Nunca habían escuchado los circunstantes palabras como aquéllas. Tocaron una cuerda que hizo vibrar el corazón más endurecido. La verdad clara y convincente desbarató el error. La luz iluminó el entendimiento de muchos que después siguieron alegremente sus destellos. Las verdades presentadas aquel día iban a conmover las naciones y perdurar a través de todos los tiempos para influir en el corazón de los hombres, aun cuando los labios que las pronunciaron permanecieran silenciosos en la tumba de un mártir. 

Nunca había oído Nerón la verdad como en aquella ocasión. Nunca se le había revelado de tal manera la enorme culpabilidad de su conducta. La luz del cielo penetró hasta las reconditeces de su alma contaminada por el pecado, y tembló aterrorizado al pensar en un tribunal ante el cual él, el gobernante del mundo, habría de comparecer finalmente para que sus hechos recibieran su justa condenación. Temía al Dios del apóstol, y no se atrevió a dictar sentencia contra él, pues nadie había podido confirmar sus acusaciones. Un sentimiento de pavor contuvo por un tiempo su sanguinario espíritu. 

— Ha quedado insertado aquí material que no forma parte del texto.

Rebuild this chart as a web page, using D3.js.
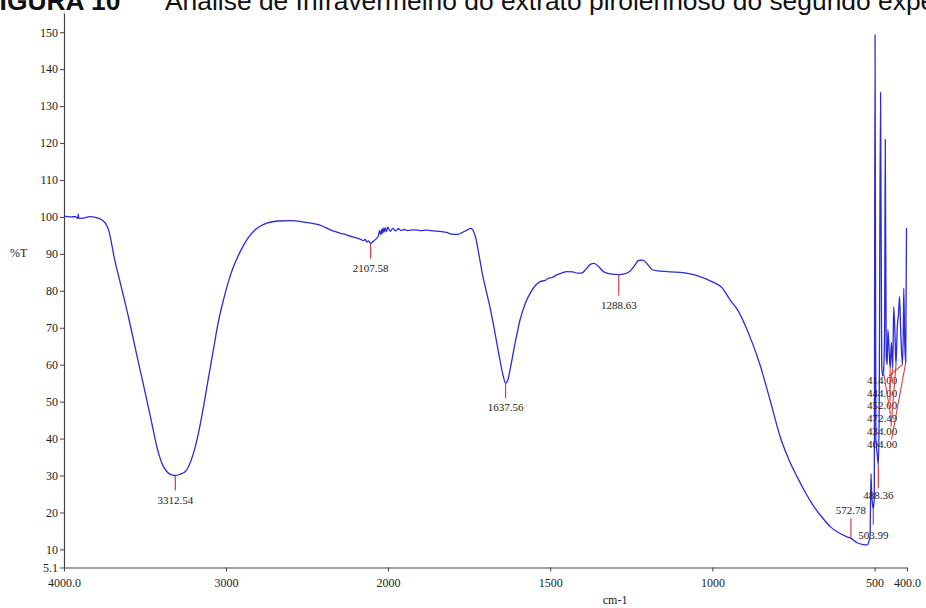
<!DOCTYPE html>
<html>
<head>
<meta charset="utf-8">
<script src="https://cdn.jsdelivr.net/npm/d3@7"></script>
<style>
  html, body { margin: 0; padding: 0; background: #fff; overflow: hidden; }
  svg { display: block; }
  .tick text { font-family: "Liberation Serif", "Times New Roman", serif; }
</style>
</head>
<body>
<svg id="chart" width="926" height="608"></svg>
<script>
// FTIR spectrum: wavenumber (cm-1) vs transmittance (%T)
const wavenumber = [
  4000, 3960, 3930, 3915, 3912, 3909, 3880, 3840, 3800, 3770, 3750, 3735, 3722, 3708, 3690,
  3660, 3633, 3600, 3571, 3530, 3489, 3450, 3427, 3400, 3386, 3360, 3345, 3312.54,
  3280, 3252, 3230, 3201, 3170, 3139, 3110, 3078, 3050, 3016, 2985, 2954, 2910, 2872,
  2820, 2748, 2680, 2600, 2520, 2420, 2340, 2276, 2220, 2173, 2150, 2140, 2130, 2120,
  2107.58, 2095, 2085, 2070, 2060, 2052, 2045, 2040, 2035, 2030, 2025, 2018, 2010, 2002,
  1993, 1985, 1977, 1968, 1960, 1950, 1940, 1920, 1900, 1880, 1860, 1840, 1820, 1800,
  1785, 1770, 1755, 1745, 1738, 1730, 1720, 1710, 1700, 1686, 1670, 1655, 1645, 1637.56,
  1630, 1624, 1610, 1593, 1575, 1562, 1545, 1531, 1515, 1506, 1495, 1480, 1465, 1449,
  1430, 1415, 1403, 1390, 1375, 1365, 1350, 1336, 1315, 1288.63, 1270, 1255, 1240, 1228,
  1215, 1200, 1185, 1160, 1100, 1050, 1000, 970, 945, 920, 899, 875, 853, 822, 791,
  765, 739, 712, 687, 660, 636, 610, 585, 572.78, 554, 535, 523, 518, 514, 511, 509,
  506, 503.99, 501, 498.5, 496, 492, 488.36, 486, 481.5, 478, 475, 472.49, 469, 467,
  464, 461, 459, 455, 452, 448, 446, 444, 441, 437, 434, 430, 426, 423, 419, 414, 411,
  410, 407, 404, 401.5
];
const transmittance = [
  100.2, 100.0, 100.1, 99.6, 100.8, 99.6, 99.7, 100.1, 99.8, 99.3, 98.6, 97.6, 96.0, 93.2, 89.0,
  83.5, 78.6, 72.5, 66.7, 58.5, 50.5, 42.5, 37.8, 33.8, 32.4, 30.8, 30.3, 30.0,
  30.4, 31.0, 32.5, 36.0, 41.5, 48.6, 56.0, 64.0, 71.0, 77.5, 82.5, 86.5, 90.8, 93.8,
  96.5, 98.3, 98.9, 99.0, 98.6, 97.8, 96.2, 95.4, 94.6, 94.0, 93.6, 93.9, 93.2, 93.5,
  92.8, 93.3, 93.6, 94.2, 94.8, 96.3, 95.2, 96.6, 95.5, 97.0, 95.8, 97.1, 96.0, 97.2,
  96.1, 96.9, 96.2, 96.8, 96.3, 96.6, 96.3, 96.5, 96.3, 96.4, 96.2, 96.1, 95.8, 95.3,
  95.3, 95.8, 96.5, 96.9, 96.4, 94.5, 90.0, 85.0, 81.0, 75.7, 68.5, 61.3, 57.0, 55.0,
  56.0, 58.5, 65.0, 72.1, 77.0, 79.3, 81.5, 82.5, 82.8, 83.4, 83.6, 84.3, 84.8, 85.2,
  85.1, 84.8, 84.8, 85.8, 87.2, 87.4, 86.5, 85.2, 84.6, 84.4, 84.6, 85.2, 86.8, 88.2,
  88.3, 87.2, 85.7, 85.3, 85.0, 84.2, 82.4, 80.8, 77.5, 74.5, 70.7, 65.5, 59.9, 50.4, 40.5,
  34.5, 29.7, 25.2, 21.6, 18.5, 16.1, 14.5, 13.4, 13.0, 11.8, 11.3, 11.2, 12.0, 13.5, 30.5, 25.0,
  22.0, 21.0, 24.0, 149.3, 40.0, 36.0, 32.8, 45.0, 133.7, 60.0, 57.0, 58.0, 70.0, 121.0,
  62.0, 60.0, 69.4, 64.0, 59.0, 66.0, 62.0, 59.0, 75.7, 68.0, 60.0, 70.0, 74.0, 78.4, 68.0, 60.0, 72.0,
  80.7, 66.0, 60.5, 97.0
];

// Labelled absorption minima
const peakPositions = [3312.54, 2107.58, 1637.56, 1288.63, 572.78, 503.99, 488.36,
                       414.00, 444.00, 452.00, 472.49, 434.00, 404.00];

// Axis ticks
const xTickValues = [4000, 3000, 2000, 1500, 1000, 500, 400];
const xTickLabels = ["4000.0", "3000", "2000", "1500", "1000", "500", "400.0"];
const yTickValues = [5.1, 10, 20, 30, 40, 50, 60, 70, 80, 90, 100, 110, 120, 130, 140, 150];
const yTickLabels = ["5.1", "10", "20", "30", "40", "50", "60", "70", "80", "90", "100",
                     "110", "120", "130", "140", "150"];

const svg = d3.select("#chart");

// Heading, partly cut off at the top edge
const title = svg.append("text")
  .attr("y", 10)
  .attr("font-family", "'Liberation Sans', Arial, sans-serif")
  .attr("font-size", 26.4).attr("fill", "#111");
title.append("tspan").attr("x", -16.5).attr("font-weight", "bold").text("FIGURA 10");
title.append("tspan").attr("x", 165).text("Análise de Infravermelho do extrato pirolenhoso do segundo experimento");

// Scales: the x axis is compressed above 2000 cm-1
const x = d3.scaleLinear().domain([4000, 2000, 400]).range([64, 388, 907]);
const y = d3.scaleLinear().domain([5.1, 155.2]).range([567.5, 13]);

const axisColor = "#444";

const gx = svg.append("g").attr("transform", `translate(0,${y(5.1)})`)
  .call(d3.axisBottom(x).tickValues(xTickValues).tickSize(4).tickSizeOuter(0)
    .tickFormat((d, i) => xTickLabels[i]));
gx.selectAll("text").attr("font-size", 12).attr("fill", "#222").attr("dy", "1.05em");

const gy = svg.append("g").attr("transform", `translate(${x(4000)},0)`)
  .call(d3.axisLeft(y).tickValues(yTickValues).tickSize(4).tickSizeOuter(0)
    .tickFormat((d, i) => yTickLabels[i]));
gy.selectAll("text").attr("font-size", 12).attr("fill", "#222").attr("x", -6);

svg.selectAll(".domain").attr("stroke", axisColor).attr("stroke-width", 1.2);
svg.selectAll(".tick line").attr("stroke", axisColor);

svg.append("text").attr("x", 10).attr("y", 257)
  .attr("font-family", "'Liberation Serif', serif").attr("font-size", 12)
  .attr("fill", "#222").text("%T");
svg.append("text").attr("x", x(1300)).attr("y", 604).attr("text-anchor", "middle")
  .attr("font-family", "'Liberation Serif', serif").attr("font-size", 12)
  .attr("fill", "#222").text("cm-1");

// Spectrum trace
const points = wavenumber.map((w, i) => [w, transmittance[i]]);
const line = d3.line().x(d => x(d[0])).y(d => y(d[1])).curve(d3.curveMonotoneX);
svg.append("path").datum(points)
  .attr("fill", "none").attr("stroke", "#2b2bdc").attr("stroke-width", 1.3)
  .attr("stroke-linejoin", "round").attr("d", line);

// Transmittance of the trace at a labelled minimum
function tAt(w) {
  const i = wavenumber.indexOf(w);
  return i >= 0 ? transmittance[i] : null;
}

// Marker layout: vertical tick below/above the minimum or a leader to a stacked label
const markerLayout = {
  "3312.54": { kind: "down", len: 15, gap: 13 },
  "2107.58": { kind: "down", len: 15, gap: 13 },
  "1637.56": { kind: "down", len: 15, gap: 13 },
  "1288.63": { kind: "down", len: 21, gap: 13 },
  "572.78":  { kind: "up", len: 20, gap: 4 },
  "503.99":  { kind: "down", len: 16, gap: 14 },
  "488.36":  { kind: "down", len: 23, gap: 11 },
  "414.00":  { kind: "stack", row: 0 },
  "444.00":  { kind: "stack", row: 1 },
  "452.00":  { kind: "stack", row: 2 },
  "472.49":  { kind: "stack", row: 3 },
  "434.00":  { kind: "stack", row: 4 },
  "404.00":  { kind: "stack", row: 5 }
};

const red = "#e23a3a";
const labelFont = "'Liberation Serif', serif";
const marks = svg.append("g");

peakPositions.forEach(w => {
  const label = w.toFixed(2);
  const L = markerLayout[label];
  const px = x(w), py = y(tAt(w));
  if (L.kind === "down") {
    marks.append("line").attr("x1", px).attr("x2", px).attr("y1", py).attr("y2", py + L.len)
      .attr("stroke", red).attr("stroke-width", 1.2);
    marks.append("text").attr("x", px).attr("y", py + L.len + L.gap)
      .attr("text-anchor", "middle").attr("font-family", labelFont).attr("font-size", 11)
      .attr("fill", "#222").text(label);
  } else if (L.kind === "up") {
    marks.append("line").attr("x1", px).attr("x2", px).attr("y1", py).attr("y2", py - L.len)
      .attr("stroke", red).attr("stroke-width", 1.2);
    marks.append("text").attr("x", px).attr("y", py - L.len - L.gap)
      .attr("text-anchor", "middle").attr("font-family", labelFont).attr("font-size", 11)
      .attr("fill", "#222").text(label);
  } else {
    const ly = 384 + L.row * 12.7;
    marks.append("line").attr("x1", px).attr("y1", py).attr("x2", 889 + L.row * 0.5).attr("y2", ly - 8)
      .attr("stroke", red).attr("stroke-width", 1.1);
    marks.append("text").attr("x", 882).attr("y", ly)
      .attr("text-anchor", "middle").attr("font-family", labelFont).attr("font-size", 11)
      .attr("fill", "#222").text(label);
  }
});
</script>
</body>
</html>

Por un momento el cielo se abrió ante el culpable y empedernido Nerón, y su paz y pureza le parecieron deseables. En ese momento se le extendió incluso a él la misericordiosa invitación. Pero sólo por un instante acogió la idea del perdón. Después mandó que llevaran de nuevo a Pablo a la mazmorra; y mientras se cerraba la puerta tras el mensajero de Dios, al emperador de Roma se le cerró para siempre la puerta del arrepentimiento. Ningún resplandor celestial había de penetrar las tinieblas que lo rodeaban. Pronto iba a sufrir los juicios retributivos de Dios. 

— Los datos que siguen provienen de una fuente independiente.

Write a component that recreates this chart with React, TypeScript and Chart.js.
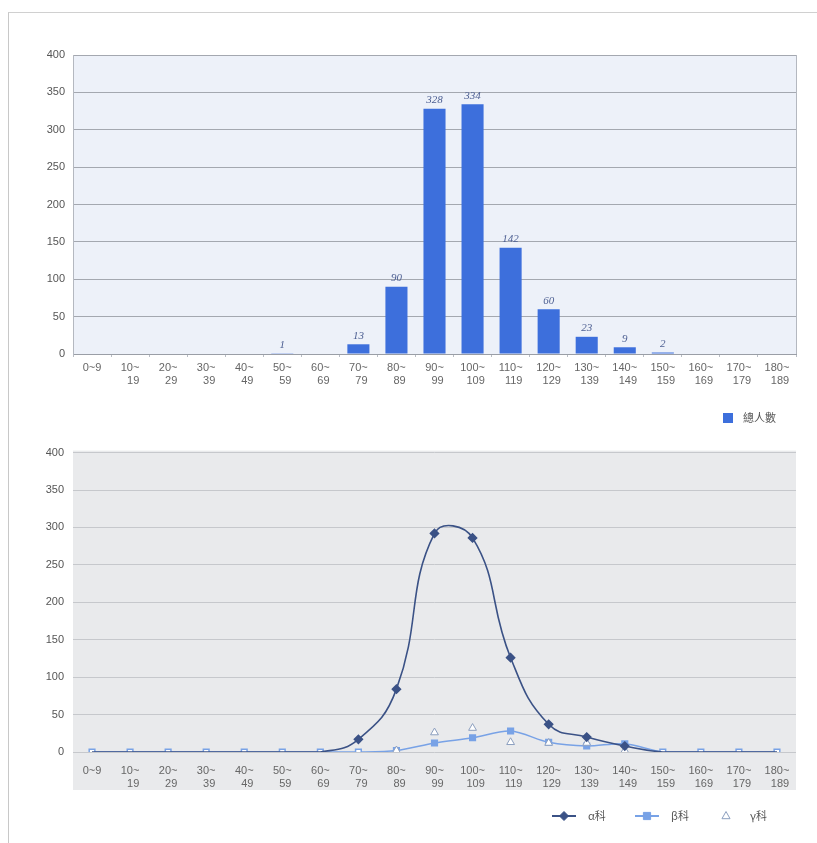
import React, { useEffect, useRef } from "react";
import { Chart, registerables } from "chart.js";

Chart.register(...registerables);

const categories = [
  "0~9", "10~19", "20~29", "30~39", "40~49", "50~59", "60~69", "70~79", "80~89",
  "90~99", "100~109", "110~119", "120~129", "130~139", "140~149", "150~159",
  "160~169", "170~179", "180~189",
];
const totalLabel = "總人數";
const totalCounts = [0, 0, 0, 0, 0, 1, 0, 13, 90, 328, 334, 142, 60, 23, 9, 2, 0, 0, 0];

const alphaLabel = "α科";
const betaLabel = "β科";
const gammaLabel = "γ科";
const alphaCounts = [0, 0, 0, 0, 0, 0, 0, 17, 84, 292, 286, 126, 37, 20, 8, 0, 0, 0, 0];
const betaCounts = [0, 0, 0, 0, 0, 0, 0, 0, 2, 12, 19, 28, 13, 8, 11, 0, 0, 0, 0];
const gammaCounts = [0, 0, 0, 0, 0, 0, 0, 0, 2, 26, 32, 13, 12, 12, 2, 0, 0, 0, 0];

const yTicks = [0, 50, 100, 150, 200, 250, 300, 350, 400];

const FONT = "'Liberation Sans', Arial, sans-serif";
const BAR_BLUE = "#3d6fdc";
const ALPHA_C = "#3b5286";
const BETA_C = "#78a2e6";
const GAMMA_C = "#8c9fbf";

function splitLabel(s: string): string | string[] {
  const i = s.indexOf("~");
  const a = s.slice(0, i);
  const b = s.slice(i + 1);
  if (a.length + b.length <= 2) return s;
  return [a + "~", "  " + b];
}

const xTickFont = { family: FONT, size: 11 };

function TopChart() {
  const ref = useRef<HTMLCanvasElement>(null);
  useEffect(() => {
    const bg = {
      id: "bgTop",
      beforeDraw(chart: any) {
        const { ctx, chartArea: a } = chart;
        ctx.save();
        ctx.fillStyle = "#edf1f9";
        ctx.fillRect(a.left, a.top, a.right - a.left, a.bottom - a.top);
        ctx.restore();
      },
      afterDraw(chart: any) {
        const { ctx, chartArea: a } = chart;
        ctx.save();
        ctx.strokeStyle = "#b4b8c0";
        ctx.lineWidth = 1;
        ctx.beginPath();
        ctx.moveTo(a.right + 0.5, a.top);
        ctx.lineTo(a.right + 0.5, a.bottom);
        ctx.stroke();
        // legend
        const y = chart.scales.x.bottom + 20;
        const x = a.right - 73;
        ctx.fillStyle = BAR_BLUE;
        ctx.fillRect(x, y - 5, 10, 10);
        ctx.fillStyle = "#555";
        ctx.font = `11px 'Noto Sans CJK TC', ${FONT}`;
        ctx.textBaseline = "middle";
        ctx.textAlign = "left";
        ctx.fillText(totalLabel, x + 20, y);
        ctx.restore();
      },
    };
    const valueLabels = {
      id: "valueLabels",
      afterDatasetsDraw(chart: any) {
        const { ctx } = chart;
        const meta = chart.getDatasetMeta(0);
        ctx.save();
        ctx.font = "italic 11px 'Liberation Serif', 'DejaVu Serif', serif";
        ctx.fillStyle = "#4d5f92";
        ctx.textAlign = "center";
        ctx.textBaseline = "bottom";
        meta.data.forEach((el: any, i: number) => {
          const v = totalCounts[i];
          if (!v) return;
          ctx.fillText(String(v), el.x, el.y - 3);
        });
        ctx.restore();
      },
    };
    const chart = new Chart(ref.current!, {
      type: "bar",
      data: {
        labels: categories,
        datasets: [
          {
            label: totalLabel,
            data: totalCounts,
            backgroundColor: BAR_BLUE,
            barPercentage: 0.58,
            categoryPercentage: 1,
          },
        ],
      },
      options: {
        responsive: false,
        animation: false,
        layout: { padding: { top: 15, right: 21, left: 0, bottom: 42 } },
        plugins: { legend: { display: false }, tooltip: { enabled: false } },
        scales: {
          x: {
            grid: {
              display: true,
              drawOnChartArea: false,
              drawTicks: true,
              tickLength: 3,
              color: "#b8bcc4",
              offset: true,
            },
            border: { display: true, color: "#9a9ea6" },
            ticks: {
              autoSkip: false,
              maxRotation: 0,
              padding: 4,
              color: "#666",
              font: xTickFont,
              callback: (_v: any, i: number) => splitLabel(categories[i]),
            },
            afterFit: (s: any) => {
              s.height = 44;
            },
          },
          y: {
            min: 0,
            max: 400,
            afterBuildTicks: (s: any) => {
              s.ticks = yTicks.map((v) => ({ value: v }));
            },
            grid: { color: "#a4a8b0", drawTicks: false },
            border: { display: true, color: "#b4b8c0" },
            ticks: { padding: 8, color: "#555", font: { family: FONT, size: 11 } },
            afterFit: (s: any) => {
              s.width = 73;
            },
          },
        },
      },
      plugins: [bg, valueLabels],
    });
    return () => chart.destroy();
  }, []);
  return (
    <canvas
      ref={ref}
      width={817}
      height={400}
      style={{ position: "absolute", left: 0, top: 40, display: "block" }}
    />
  );
}

function drawMarker(ctx: CanvasRenderingContext2D, style: string, x: number, y: number, r: number, fill: string, stroke: string) {
  ctx.save();
  ctx.fillStyle = fill;
  ctx.strokeStyle = stroke;
  ctx.lineWidth = 1;
  ctx.beginPath();
  if (style === "rectRot") {
    ctx.moveTo(x, y - r);
    ctx.lineTo(x + r, y);
    ctx.lineTo(x, y + r);
    ctx.lineTo(x - r, y);
    ctx.closePath();
  } else if (style === "rect") {
    ctx.rect(x - r * 0.8, y - r * 0.8, r * 1.6, r * 1.6);
  } else {
    ctx.moveTo(x, y - r);
    ctx.lineTo(x + r * 0.9, y + r * 0.6);
    ctx.lineTo(x - r * 0.9, y + r * 0.6);
    ctx.closePath();
  }
  ctx.fill();
  ctx.stroke();
  ctx.restore();
}

function BottomChart() {
  const ref = useRef<HTMLCanvasElement>(null);
  useEffect(() => {
    const bg = {
      id: "bgBottom",
      beforeDraw(chart: any) {
        const { ctx, chartArea: a } = chart;
        const xb = chart.scales.x.bottom;
        ctx.save();
        ctx.fillStyle = "#e9eaec";
        ctx.fillRect(a.left, a.top - 2, a.right - a.left, xb - a.top + 2);
        ctx.restore();
      },
      afterDraw(chart: any) {
        const { ctx, chartArea: a } = chart;
        const y = chart.scales.x.bottom + 26;
        ctx.save();
        ctx.font = `11px 'Noto Sans CJK TC', ${FONT}`;
        ctx.textBaseline = "middle";
        ctx.textAlign = "left";
        const items = [
          { x: a.right - 244, label: alphaLabel, line: ALPHA_C, style: "rectRot", fill: ALPHA_C, stroke: ALPHA_C },
          { x: a.right - 161, label: betaLabel, line: BETA_C, style: "rect", fill: BETA_C, stroke: BETA_C },
          { x: a.right - 82, label: gammaLabel, line: null, style: "triangle", fill: "#ffffff", stroke: GAMMA_C },
        ];
        items.forEach((it) => {
          if (it.line) {
            ctx.strokeStyle = it.line;
            ctx.lineWidth = 2;
            ctx.beginPath();
            ctx.moveTo(it.x, y);
            ctx.lineTo(it.x + 24, y);
            ctx.stroke();
          }
          drawMarker(ctx, it.style, it.x + 12, y, 4.5, it.fill, it.stroke);
          ctx.fillStyle = "#555";
          ctx.fillText(it.label, it.x + 36, y);
        });
        ctx.restore();
      },
    };
    const chart = new Chart(ref.current!, {
      type: "line",
      data: {
        labels: categories,
        datasets: [
          {
            label: betaLabel,
            data: betaCounts,
            borderColor: BETA_C,
            backgroundColor: BETA_C,
            borderWidth: 1.5,
            pointStyle: "rect",
            pointRadius: 4,
            pointBorderColor: BETA_C,
            pointBackgroundColor: (c: any) => (betaCounts[c.dataIndex] ? BETA_C : "#ffffff"),
            pointBorderWidth: 1.5,
            tension: 0.3,
            order: 2,
          },
          {
            label: gammaLabel,
            data: gammaCounts,
            showLine: false,
            pointStyle: "triangle",
            pointRadius: (c: any) => (gammaCounts[c.dataIndex] ? 4.5 : 0),
            pointBorderColor: GAMMA_C,
            pointBackgroundColor: "#ffffff",
            pointBorderWidth: 1,
            order: 1,
          },
          {
            label: alphaLabel,
            data: alphaCounts,
            borderColor: ALPHA_C,
            backgroundColor: ALPHA_C,
            borderWidth: 1.6,
            pointStyle: "rectRot",
            pointRadius: (c: any) => (alphaCounts[c.dataIndex] ? 4 : 0),
            pointBorderColor: ALPHA_C,
            pointBackgroundColor: ALPHA_C,
            tension: 0.45,
            order: 0,
          },
        ],
      },
      options: {
        responsive: false,
        animation: false,
        layout: { padding: { top: 9, right: 21, left: 0, bottom: 50 } },
        plugins: { legend: { display: false }, tooltip: { enabled: false } },
        scales: {
          x: {
            offset: true,
            grid: { display: false },
            border: { display: false },
            ticks: {
              autoSkip: false,
              maxRotation: 0,
              padding: 4,
              color: "#666",
              font: xTickFont,
              callback: (_v: any, i: number) => splitLabel(categories[i]),
            },
            afterFit: (s: any) => {
              s.height = 38;
            },
          },
          y: {
            min: 0,
            max: 400,
            afterBuildTicks: (s: any) => {
              s.ticks = yTicks.map((v) => ({ value: v }));
            },
            grid: { color: "#c6c8cc", drawTicks: false },
            border: { display: false },
            ticks: { padding: 9, color: "#555", font: { family: FONT, size: 11 } },
            afterFit: (s: any) => {
              s.width = 73;
            },
          },
        },
      },
      plugins: [bg],
    });
    return () => chart.destroy();
  }, []);
  return (
    <canvas
      ref={ref}
      width={817}
      height={403}
      style={{ position: "absolute", left: 0, top: 437, display: "block" }}
    />
  );
}

export default function App() {
  return (
    <div
      style={{
        position: "absolute",
        left: 0,
        top: 0,
        width: 817,
        height: 843,
        background: "#ffffff",
        overflow: "hidden",
      }}
    >
      <div
        style={{
          position: "absolute",
          left: 8,
          top: 12,
          width: 830,
          height: 860,
          borderLeft: "1px solid #c8c8c8",
          borderTop: "1px solid #d0d0d0",
        }}
      />
      <TopChart />
      <BottomChart />
    </div>
  );
}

No mucho después de esto, Nerón zarpó para comenzar su vergonzosa expedición a Grecia, donde se deshonró a sí mismo y a su reino debido a su vil y degradante frivolidad. Al regresar a Roma con gran pompa, se rodeó de sus cortesanos y se dedicó a cometer repulsivos actos de libertinaje. En medio de la orgía se oyó la noticia de que había tumulto en las calles. Se envió a un mensajero para que averiguara qué pasaba, el cual regresó con la aterradora noticia de que Galba, al frente de un ejército, marchaba rápidamente sobre Roma, que ya había estallado la insurrección en la ciudad y que las calles estaban llenas de un populacho enardecido, que amenazaba de muerte al emperador y a todos sus partidarios, y que se acercaba rápidamente al palacio. 

En ese momento de peligro, Nerón no tenía, como el fiel Pablo, un Dios poderoso y compasivo en quien confiar. Temeroso de los sufrimientos y la posible tortura que podría verse obligado a soportar a manos de la turba, el infeliz tirano pensó en suicidarse, pero en el momento crucial le faltó el valor. Presa del terror, huyó vergonzosamente de la ciudad y buscó refugio en una casa de campo a pocos kilómetros de distancia; pero de nada le valió. Pronto se descubrió su escondite, y cuando se acercaban los soldados de caballería que lo perseguían, llamó a un esclavo en su auxilio, y se infligió una herida mortal. Así pereció el tirano Nerón a la temprana edad de treinta y dos años.